A marriage cupboard in Alexandra Tolstoy’s home
A marriage cupboard in Alexandra Tolstoy’s home © Boz Gagovski

“They’re very much in tune with my aesthetic,” adds Martina Mondadori, editor of Cabana magazine, who spent childhood holidays in the Dolomites and inherited an early-19th-century Austrian marriage chest from her father. Beautifully painted in deep greens and reds, it sits in the entryway of her Milanese apartment, where it dictated the rich ruby-hued decor. She picked up a similar chest in Parma. “They’re an expression of the cross-pollination of decorative motifs that moved between Europe, the Ottoman Empire and the Mediterranean,” she explains. The tradition was similarly transplanted from northern Europe to America in the 18th century in the form of the Pennsylvania Dutch style.

20th-century marriage box, £950, john cornall antiques.com
20th-century marriage box, £950, john cornallantiques.com

Aside from the occasional ski chalet, most marriage furniture now lives in urban homes. Robert Young’s buyers place them in modern interiors of glass and open brick where they lend a blast of art and colour. Collectors will spend up to £15,000 depending on the condition, colour, rarity and scale of a piece.
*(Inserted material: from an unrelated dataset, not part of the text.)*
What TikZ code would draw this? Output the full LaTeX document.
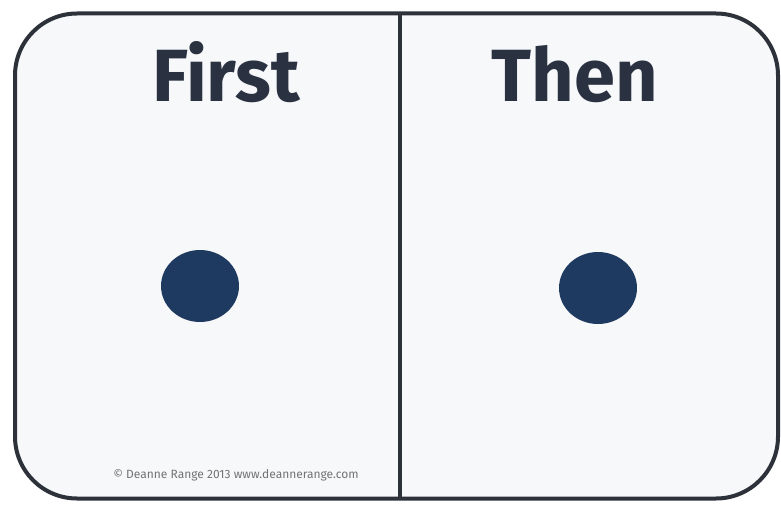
\documentclass[tikz,border=0pt]{standalone}
\usepackage{fontspec}
\setmainfont{Fira Sans}
\newfontfamily\titlefont{Fira Sans}
\definecolor{marco}{RGB}{44, 49, 58}
\definecolor{tinta}{RGB}{42, 50, 66}
\definecolor{azul}{RGB}{30, 58, 96}
\definecolor{fondo}{RGB}{247, 248, 250}
\definecolor{gris50}{gray}{.45}
\usetikzlibrary{positioning,shapes.geometric}

\begin{document}
\begin{tikzpicture}[
    x=1pt, y=-1pt,
    frame/.style={rectangle, draw=marco, line width=4pt, rounded corners=62pt,
      fill=fondo, minimum width=763pt, minimum height=485pt, inner sep=0pt},
    title/.style={anchor=base, text=tinta, inner sep=0pt,
      font=\titlefont\fontsize{74}{80}\selectfont\bfseries},
    token/.style={ellipse, fill=azul, minimum width=78pt, minimum height=72pt,
      inner sep=0pt},
    credit/.style={text=gris50, inner sep=0pt,
      font=\fontsize{12}{13}\selectfont}
  ]
    \useasboundingbox (0,0) rectangle (781,508);
    \fill[white] (0,0) rectangle (781,508);
    % board with two halves
    \node[frame] (board) at (396.5,256) {};
    \coordinate (top) at (400,13.5);
    \coordinate (bottom) at (400,499);
    \draw[marco, line width=4pt] (top) -- (bottom);
    % headings
    \node[title] (first) at (226,102) {First};
    \node[title] (then) at (575,102) {Then};
    % tokens
    \node[token] (firstdot) at (200,286) {};
    \node[token] (thendot) at (598,288) {};
    \node[credit] (copy) at (236,475) {© Deanne Range 2013 www.deannerange.com};
\end{tikzpicture}
\end{document}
But it’s worth noting  that Cornall warns against buying any piece with a lingering smell of fresh paint, which can be a sign of over-restoration. 

“There’s a real freshness to the painting you see in folk-art marriage furniture,” says longtime admirer Annie Sloan, the British artist and author whose first chalk-paint collection, released in 1990, was inspired by the tones of Scandinavian examples. “It has happily come full circle – people are only now opening up to its power and free-flowing expressiveness.”